Si d’un point de vue financier, le programme me semble faisable (non sans difficultés, mais disons que ce n’est pas farfelu), qu’en est-il des opérations ? Préparer les repas et assurer la distribution dans les écoles, en tenant compte des absents et des allergies, ce ne sera pas simple.
Insurmontable? Je ne sais pas. Mais assurément un défi.
Et ce défi, il est relevé par la grande majorité des pays de l’Organisation de coopération et de développement économiques (OCDE). Le Canada est le seul pays du G7 à ne pas avoir un programme national d’alimentation scolaire.
Un exemple En Finlande, les enfants se servent (sans frais) dans un comptoir libre-service et cela coûte au gouvernement… 4,25 $ par enfant. Au Brésil, le programme a été instauré en 1950 et il a été amélioré au fil des ans jusqu’en 2009. Là-bas, la population est largement favorable à cette mesure.
N’en déplaise aux détracteurs, je persiste et signe : c’est difficile d’être contre l’idée de fournir les lunchs à nos enfants. Pensez-y : un enfant sur cinq a faim pendant sa journée en classe. Trouvez-vous cela acceptable ? Moi, non. Croyez-vous qu’on puisse apprendre quand on a le ventre vide ? Je ne le crois pas.
Non seulement ce programme viendrait réduire les iniquités entre les enfants, il serait bon pour le portefeuille des parents (en plus de leur enlever la satanée tâche de faire les lunchs) et il fournirait une opportunité de faire de l’éducation alimentaire.

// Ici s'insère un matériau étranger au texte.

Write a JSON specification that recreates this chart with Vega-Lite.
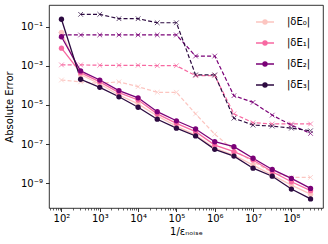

Ouste les produits ultras transformés et suremballés.
Et pourquoi ne pas favoriser les achats locaux, voire les producteurs agricoles d’ici ? En pandémie, on a beaucoup parlé de la volonté d’atteindre une certaine autonomie alimentaire en poussant, entre autres, l’idée des fermes urbaines.
Je pense aussi aux impacts positifs à long terme : nos enfants seront plus en santé et une alimentation de qualité est bonne pour leur développement cognitif et physique. Et si certains problèmes de comportement étaient liés aux petits ventres creux ?
Je ne dis pas que c’est une solution miracle à toutes les problématiques auxquelles on fait face dans les écoles, mais c’est un pas vers un projet ambitieux, qui élève le Québec. Manger, c’est un besoin de base.
Il me semble qu’offrir un repas chaud par jour est un pas dans la bonne direction pour aider les familles à surmonter l’inflation et le coût de la vie qui gonfle. Si non, on fait quoi ? Comment peut-on rendre la vie plus facile, plus juste, pour les familles ?
Je vois trois possibilités : aider les parents à augmenter leurs revenus, renforcer l’accès aux services publics ou réduire les inégalités. Les lunchs gratuits, à mon sens, viennent justement jouer sur ce dernier point.
S’il est vrai que « quand l’appétit va, tout va », alors nos enfants risquent d’être plus concentrés, plus attentifs, plus épanouis, voire plus heureux, grâce à ce programme.
Peut-être que je rêve, mais j’espère que cette fabuleuse idée fera son chemin.